India imports approximately 800 tonnes of gold annually, and for the scheme to be effective, imports needed to decrease by 40-50 tonnes. However, the actual reduction has only been around 5-10 tonnes, which does not justify the continuation of the scheme from an economic standpoint. Additionally, the cost of issuing SGBs has been significantly high. While the government can typically borrow at 7%, the effective cost of gold bonds stands between 12-15%, making them one of the most expensive borrowing instruments.

Due to these factors, no new tranches of SGBs have been issued in the current fiscal year, and the government has opted not to continue the scheme.

 

Debt-to-GDP and Fiscal Management

Seth also discussed the broader fiscal strategy, emphasizing the need to reduce India’s debt-to-GDP ratio, which currently stands at 57%. The aim is to bring it down over time to enhance the government’s financial flexibility, ensuring more resources are available for spending on key sectors rather than interest payments.

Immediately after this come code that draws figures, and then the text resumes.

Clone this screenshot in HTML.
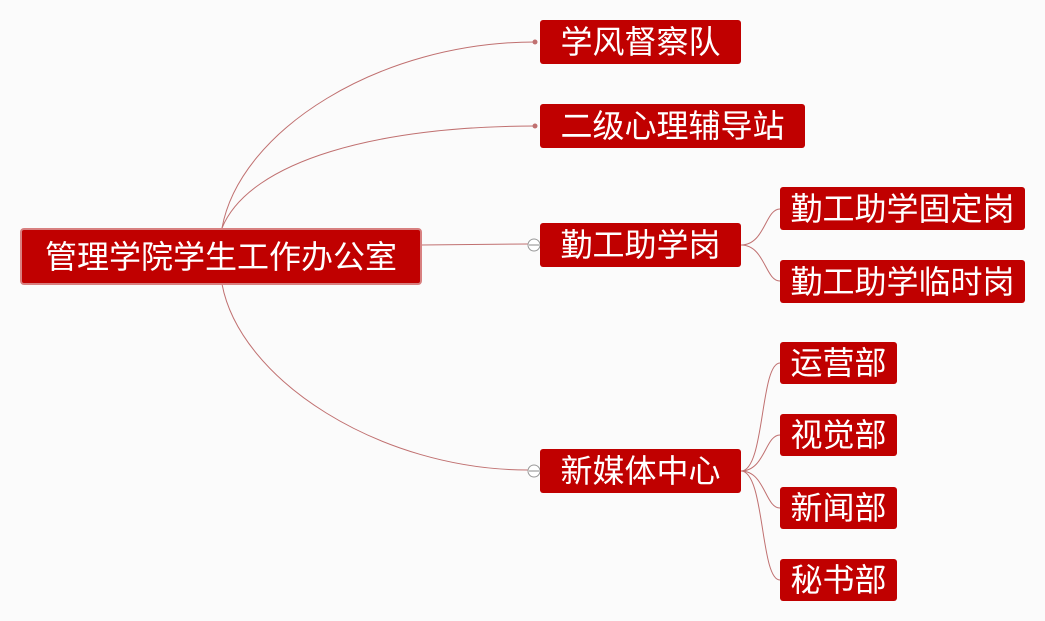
<!DOCTYPE html>
<html><head><meta charset="utf-8"><style>
body{margin:0;width:1045px;height:621px;background:#fbfbfb;overflow:hidden;position:relative;font-family:"Liberation Sans","Noto Sans CJK SC",sans-serif}
.b{position:absolute;background:#c00000;color:#fff;border-radius:3px;font-size:32px;line-height:1;display:flex;align-items:center;justify-content:center;box-sizing:border-box;white-space:nowrap}
svg{position:absolute;left:0;top:0}
</style></head><body>
<svg width="1045" height="621">
<g fill="none" stroke="#c07070" stroke-width="1">
<path d="M222 228 C240 130 380 42 535 42"/>
<path d="M222 228 C250 160 380 126 535 126"/>
<path d="M421 245 L528 244"/>
<path d="M222 284 C240 380 380 470 528 470"/>
<path d="M741 245 C765 245 765 209 780 209"/>
<path d="M741 245 C765 245 765 281 780 281"/>
<path d="M741 471 C765 471 760 363 780 363"/>
<path d="M741 471 C765 471 765 435 780 435"/>
<path d="M741 471 C765 471 765 508 780 508"/>
<path d="M741 471 C765 471 760 580 780 580"/>
</g>
<circle cx="535" cy="42" r="2.5" fill="#c07070"/>
<circle cx="535" cy="126" r="2.5" fill="#c07070"/>
<circle cx="534" cy="245" r="6" fill="#fff" stroke="#999"/><path d="M529 245h10" stroke="#888"/>
<circle cx="534" cy="471" r="6" fill="#fff" stroke="#999"/><path d="M529 471h10" stroke="#888"/>
</svg>
<div class="b" style="left:20px;top:228px;width:402px;height:57px;border:2px solid #d88080;border-radius:4px">管理学院学生工作办公室</div>
<div class="b" style="left:540px;top:20px;width:201px;height:44px">学风督察队</div>
<div class="b" style="left:540px;top:104px;width:265px;height:44px">二级心理辅导站</div>
<div class="b" style="left:540px;top:223px;width:201px;height:44px">勤工助学岗</div>
<div class="b" style="left:540px;top:449px;width:201px;height:44px">新媒体中心</div>
<div class="b" style="left:780px;top:187px;width:245px;height:43px">勤工助学固定岗</div>
<div class="b" style="left:780px;top:260px;width:245px;height:43px">勤工助学临时岗</div>
<div class="b" style="left:780px;top:342px;width:117px;height:42px">运营部</div>
<div class="b" style="left:780px;top:414px;width:117px;height:42px">视觉部</div>
<div class="b" style="left:780px;top:487px;width:117px;height:42px">新闻部</div>
<div class="b" style="left:780px;top:559px;width:117px;height:42px">秘书部</div>
</body></html>
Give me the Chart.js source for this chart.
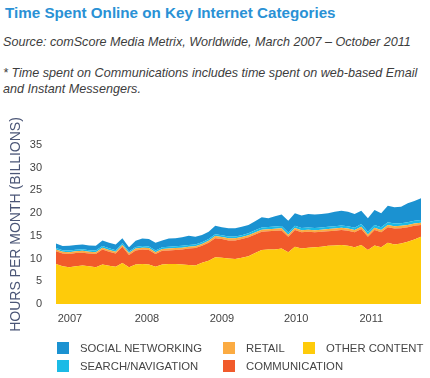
<!DOCTYPE html>
<html><head><meta charset="utf-8">
<script src="https://cdn.jsdelivr.net/npm/chart.js@4"></script>
<style>
html,body{margin:0;padding:0;background:#fff;}
body{width:430px;height:378px;position:relative;overflow:hidden;font-family:"Liberation Sans",Arial,sans-serif;}
.t{position:absolute;white-space:nowrap;line-height:1;}
#title{left:5px;top:5px;font-weight:bold;font-size:15.2px;color:#2a91d5;}
#sub{left:3px;top:36px;font-style:italic;font-size:12.6px;color:#3d3d3d;}
#note{left:3px;top:65px;font-style:italic;font-size:12.6px;line-height:16px;color:#3d3d3d;}
#chartWrap{position:absolute;left:0;top:0;width:430px;height:378px;}
.lg{position:absolute;font-size:11.3px;color:#454545;line-height:1;white-space:nowrap;}
.sw{position:absolute;width:12px;height:12px;}
</style></head>
<body>
<div id="title" class="t">Time Spent Online on Key Internet Categories</div>
<div id="sub" class="t">Source: comScore Media Metrix, Worldwide, March 2007 – October 2011</div>
<div id="note" class="t">* Time spent on Communications includes time spent on web-based Email<br>and Instant Messengers.</div>
<div id="chartWrap"><canvas id="c" width="430" height="378"></canvas></div>
<div id="legend"></div>
<script>
// Months: March 2007 .. October 2011 (index 0..55)
const startYear = 2007, startMonth = 3;
const months = [];
for (let i = 0; i < 56; i++) {
  const m = (startMonth - 1 + i) % 12 + 1;
  const y = startYear + Math.floor((startMonth - 1 + i) / 12);
  months.push(y + '-' + String(m).padStart(2, '0'));
}

const otherContent = [8.8,8.3,8.1,8.3,8.5,8.3,8.1,8.7,8.4,8.2,9.0,8.1,8.7,8.8,8.7,8.2,8.7,8.8,8.8,8.7,8.6,8.5,9.1,9.5,10.3,10.2,10.0,9.9,10.2,10.5,11.2,11.9,12.0,12.0,12.2,11.4,12.6,12.2,12.4,12.5,12.6,12.8,12.9,13.0,12.8,12.5,13.0,11.9,12.9,12.5,13.5,13.1,13.3,13.7,14.2,14.8];
const communication = [2.8,2.8,2.9,2.9,2.8,2.8,2.9,3.3,3.1,2.9,3.6,2.7,3.1,3.2,3.2,2.8,3.0,3.0,3.1,3.3,3.6,3.8,3.7,4.0,4.2,4.1,4.0,4.1,4.1,4.2,4.1,4.0,4.0,4.1,4.0,3.4,3.7,3.6,3.5,3.3,3.3,3.2,3.2,3.3,3.3,3.3,3.5,2.9,3.4,3.3,3.4,3.5,3.4,3.2,3.0,2.6];
const retail = [0.4,0.4,0.4,0.4,0.4,0.4,0.4,0.4,0.4,0.4,0.4,0.4,0.4,0.4,0.4,0.4,0.4,0.4,0.4,0.4,0.4,0.4,0.4,0.4,0.45,0.45,0.45,0.45,0.45,0.45,0.45,0.45,0.45,0.45,0.45,0.45,0.45,0.45,0.45,0.45,0.45,0.5,0.5,0.5,0.5,0.5,0.5,0.5,0.5,0.5,0.5,0.5,0.5,0.5,0.5,0.5];
const searchNavigation = [0.35,0.35,0.35,0.35,0.35,0.35,0.35,0.35,0.35,0.35,0.35,0.35,0.35,0.35,0.35,0.35,0.4,0.4,0.4,0.4,0.4,0.4,0.4,0.4,0.4,0.4,0.4,0.4,0.4,0.4,0.5,0.5,0.5,0.5,0.5,0.5,0.5,0.5,0.5,0.5,0.5,0.5,0.5,0.5,0.5,0.5,0.6,0.6,0.6,0.6,0.6,0.6,0.6,0.6,0.6,0.6];
const socialNetworking = [0.95,0.9,1.05,1.05,1.05,1.05,1.05,1.25,1.25,1.25,1.15,0.95,1.35,1.65,1.65,1.75,1.5,1.8,1.8,1.9,2.0,1.7,1.6,1.6,1.85,1.75,1.85,1.85,1.85,1.85,1.95,2.25,1.95,2.25,2.55,2.55,2.75,2.75,2.95,2.95,2.95,3.0,3.2,3.2,3.2,3.0,2.9,3.0,3.3,3.1,3.6,3.6,3.6,4.2,4.4,4.8];

const yearLabels = ['2007','2008','2009','2010','2011'];
const yearLabelIndex = [2.1, 13.7, 25.0, 36.2, 47.5];

const seriesNames = ['OTHER CONTENT','COMMUNICATION','RETAIL','SEARCH/NAVIGATION','SOCIAL NETWORKING'];
const seriesColors = ['#fecb0a','#f15a2b','#fbab42','#1bbbe6','#1b92d1'];
const seriesData = [otherContent, communication, retail, searchNavigation, socialNetworking];

const datasets = seriesData.map((arr, k) => ({
  label: seriesNames[k],
  data: arr.map((v, i) => ({x: i, y: v})),
  backgroundColor: seriesColors[k],
  borderColor: seriesColors[k],
  borderWidth: 0,
  pointRadius: 0,
  tension: 0,
  fill: k === 0 ? 'origin' : '-1'
}));

new Chart(document.getElementById('c'), {
  type: 'line',
  data: { datasets },
  options: {
    responsive: false,
    animation: false,
    events: [],
    layout: { padding: { top: 145, right: 9, bottom: 49, left: 0 } },
    plugins: { legend: { display: false }, tooltip: { enabled: false }, title: { display: false } },
    scales: {
      x: {
        type: 'linear', min: 0, max: months.length - 1,
        grid: { display: false, drawTicks: false },
        border: { display: false },
        afterBuildTicks: s => { s.ticks = yearLabelIndex.map(v => ({ value: v })); },
        afterFit: s => { s.height = 25; },
        ticks: {
          autoSkip: false, maxRotation: 0, padding: 8,
          color: '#444', font: { family: 'Liberation Sans', size: 11 },
          callback: (v, i) => yearLabels[i]
        }
      },
      y: {
        stacked: true, min: 0, max: 35,
        grid: { display: false, drawTicks: false },
        border: { display: false },
        afterFit: s => { s.width = 56; },
        ticks: { stepSize: 5, padding: 14, color: '#444', font: { family: 'Liberation Sans', size: 11 } },
        title: {
          display: true, text: 'HOURS PER MONTH (BILLIONS)', color: '#4b5677',
          font: { family: 'Liberation Sans', size: 14 }, padding: { top: 8, bottom: 0 }
        }
      }
    }
  }
});

// HTML legend (order as in reference)
const legendOrder = [4, 2, 0, 3, 1];
const legendPos = [[57,342],[223,342],[303,342],[57,360],[223,360]];
const lg = document.getElementById('legend');
legendOrder.forEach((k, j) => {
  const [x, y] = legendPos[j];
  const sw = document.createElement('div');
  sw.className = 'sw';
  sw.style.left = x + 'px'; sw.style.top = y + 'px';
  sw.style.background = seriesColors[k];
  lg.appendChild(sw);
  const tx = document.createElement('div');
  tx.className = 'lg';
  tx.textContent = seriesNames[k];
  tx.style.left = (x + 23) + 'px'; tx.style.top = (y + 0.5) + 'px';
  lg.appendChild(tx);
});
</script>
</body></html>
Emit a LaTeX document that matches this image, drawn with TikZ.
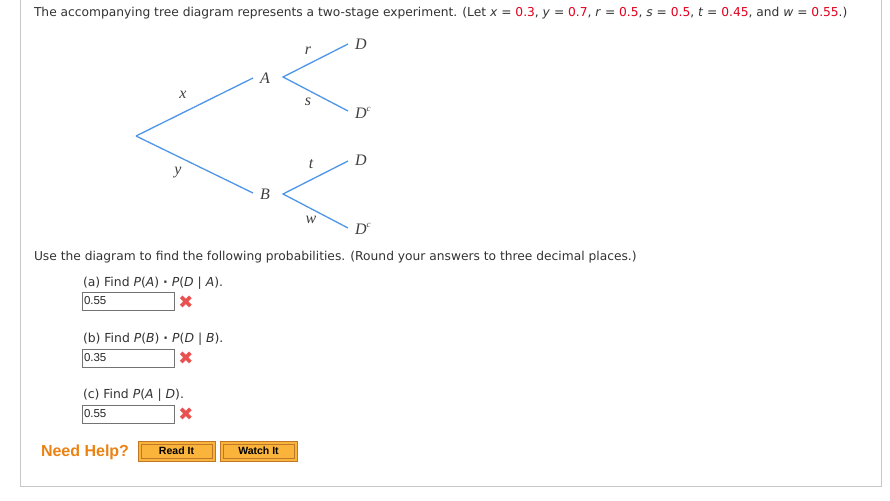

Fiscal consolidation is being pursued to create long-term financial stability and maintain economic resilience in case of future crises.

 

Stock Market and Currency Fluctuations

Gold Investment Options After SGB Discontinuation Regarding recent stock market reactions and the rupee touching an all-time low, Seth attributed the currency’s depreciation primarily to the strengthening of the U.S. dollar rather than inherent weakness in the Indian economy. He noted that global capital flows and macroeconomic conditions play a significant role in market movements, and isolated factors should not be overanalyzed.

In conclusion, while the SGB scheme has served as a valuable investment tool for individuals, it has not delivered expected economic benefits. Given its high borrowing cost and limited impact on reducing gold imports, the government has decided to discontinue new issuances while ensuring that existing investors receive their due returns.